The Daily Beast reached out to Mer for comments on its relationship with Giuliani and for details of its contract with the Kabila administration but it did not get any response from the firm.
Meanwhile, since Kabila’s successor, Tshisekedi, took office last year, relations with the U.S. are strengthening. In August, both countries agreed to pursue military cooperation, with America offering to train Congolese officers in the United States despite the fact that the Central Africa nation’s military have a terrible record of human rights violations.
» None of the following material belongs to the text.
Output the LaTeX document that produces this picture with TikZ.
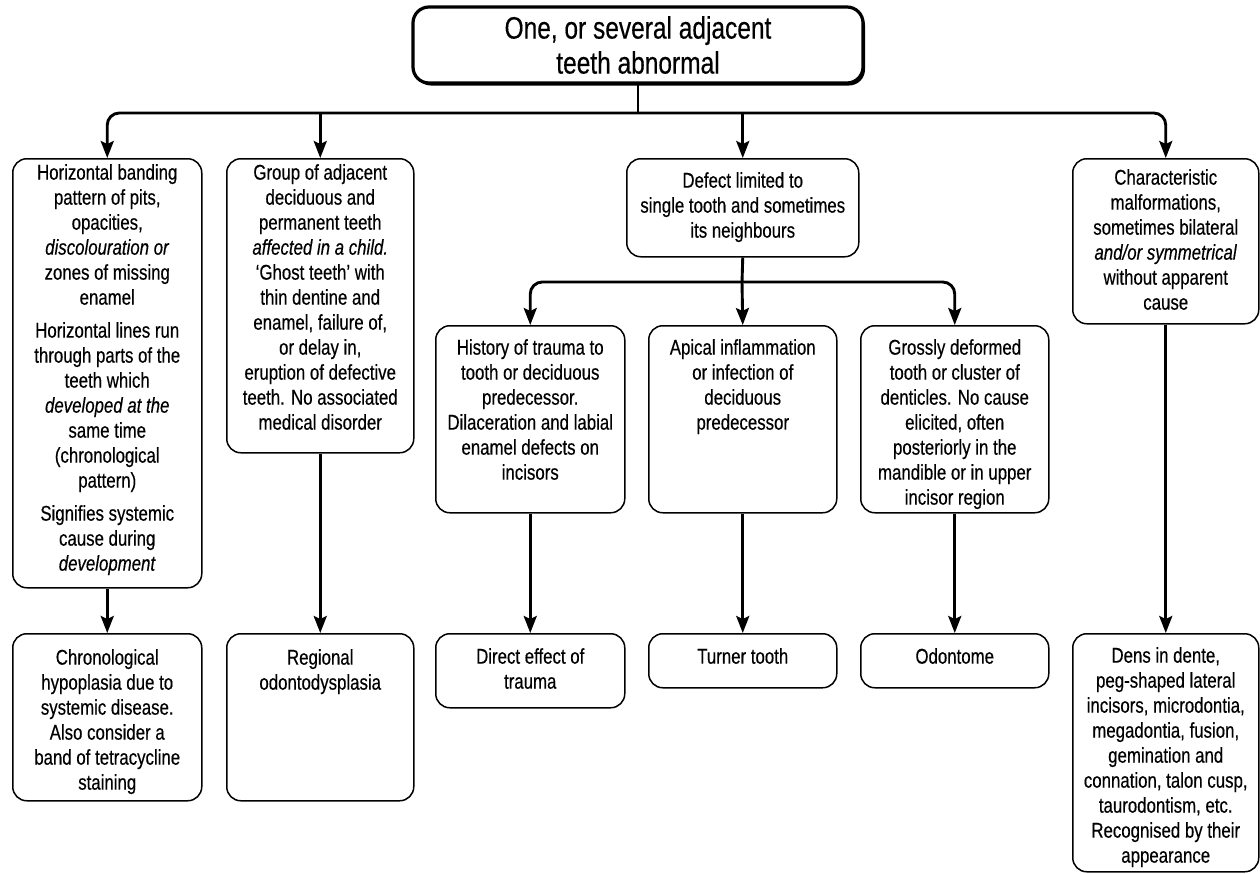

The agreement has also led to speculation about a possible relocation of the headquarters of the United States Africa Command (AFRICOM) to the DRC. AFRICOM had announced in July that it had kick-started plans of moving its headquarters from the German city of Stuttgart, as it looks to reorganize U.S. military forces in Europe.
Whether or not the Tshisekedi administration, which came to power through Kabila’s support, investigates the payments made to Mer remains to be seen. The Congolese foreign ministry did not immediately respond to The Daily Beast’s request for comments on the petition sent by the civil society groups who are determined to force a probe on the spending.
“We’ll eventually take our protest to the streets if the government fails to carry out an investigation in time,” said Bolasie. “A poor country like the D.R. Congo should not be spending millions of dollars on things that are irrelevant to the vast majority of its citizens.”